The remarks were quickly twisted into yet another outrage cycle by the right-wing press.
The Labour conference opened with Keir Starmer branding Reform UK’s immigration plans as “racist,” warning that proposals to revoke the residency rights of long-settled migrants could “tear this country apart.”
The comments, made in the PM’s interview with Laura Kuenssberg, were about Reform’s idea to scrap Indefinite Leave to Remain.
Starmer’s pitch was clear that Labour needs to be united against their common opponent – Nigel Farage.
But the remarks were quickly twisted into yet another outrage cycle by the right-wing press.
The Daily Mail, now firmly in Nigel Farage’s camp, led the attack. Its front page framed Starmer’s remarks as an attack on ordinary voters:
“Worried about immigration?
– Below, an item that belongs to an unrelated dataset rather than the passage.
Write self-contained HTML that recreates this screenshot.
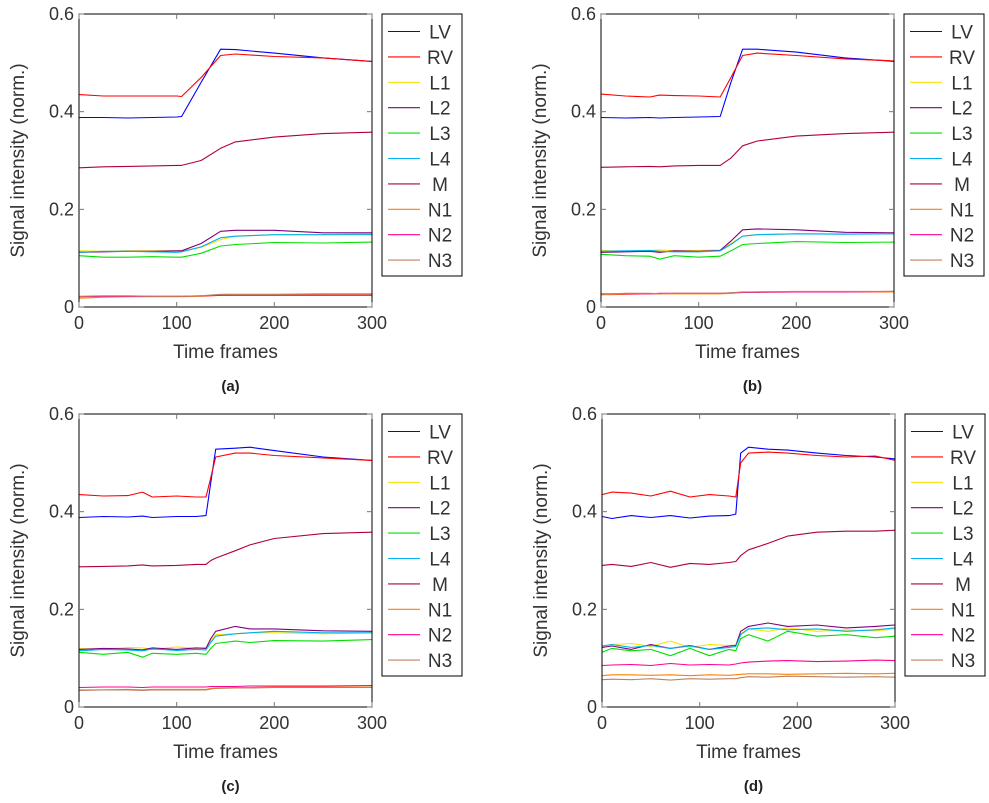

Starmer says you’re racist.”
The article accused the prime minister of insulting “millions” who care about border control, while promoting Farage’s response without scrutiny:
“The prime minister has insulted those who believe mass migration should come to an end,” Farage told the Mail.
Elsewhere in the Mail, columnist Stephen Glover claimed that Starmer could “bad-mouth Farage all he wants” but wouldn’t gain support “unless he stops the boats.”
But the Mail’s feigned outrage over accusations of racism is rich with irony. Online, users resurfaced its historical support for fascist regimes in the 1930s. Lord Rothermere, the paper’s owner at the time, publicly admired Hitler and Mussolini, publishing articles like “What Europe Owes to Mussolini,” and a statement from Hitler’s spokesman arguing that allegations of “the mishandling of Jews” were “barefaced lies.”
But perhaps more troubling still, is how supposedly impartial broadcasters are giving Farage and Reform’s ‘racist’ policies an outsized platform.
Last week, both BBC News and Sky News gave Nigel Farage an unfiltered, hour-long platform to unveil Reform’s proposals, without interruption, challenge, or fact-checking.
Farage was allowed to make sweeping claims, like saving £234 billion by cutting benefits to foreigners, without being asked to explain the numbers or define who exactly would be deported.
No other political party is afforded this treatment. The Liberal Democrats, despite holding 18 times as many seats as Reform and acting as the official third party in Parliament, haven’t received anything remotely comparable.
Campaign group Best for Britain criticised the move as a clear editorial choice:
“This is an editorial choice. No other party gets this coverage,” the group posted on X.
Cardiff University’s ‘Enhancing Impartiality’ project, found that in early 2025, Reform featured in over a quarter of BBC’s 10pm bulletins, and was the main subject in nearly 40 percent of those. The Liberal Democrats, by contrast, featured in just 17 percent.
The Lib Dems have even filed a formal complaint, accusing the BBC of abandoning its impartiality obligations in favour of sensationalism and ratings-chasing.
And yet, despite the pro-Farage media frenzy, the public mood tells a different story.
On the same day the Mail ran its inflammatory front page, a landmark ‘giga poll’, surveying 45,000 people showed that most Britons support multiculturalism, reject claims that Britain is lawless, and value living in diverse communities. They also expressed serious concern about climate change, another issue routinely belittled by Farage and the Mail.
Far from buying into the anti-migrant panic pushed by Reform and amplified by complicit press and broadcasters, the public appears far more inclusive and resistant to the politics of division.
That’s the real story. But it’s one the Mail, and too many others, prefer to ignore.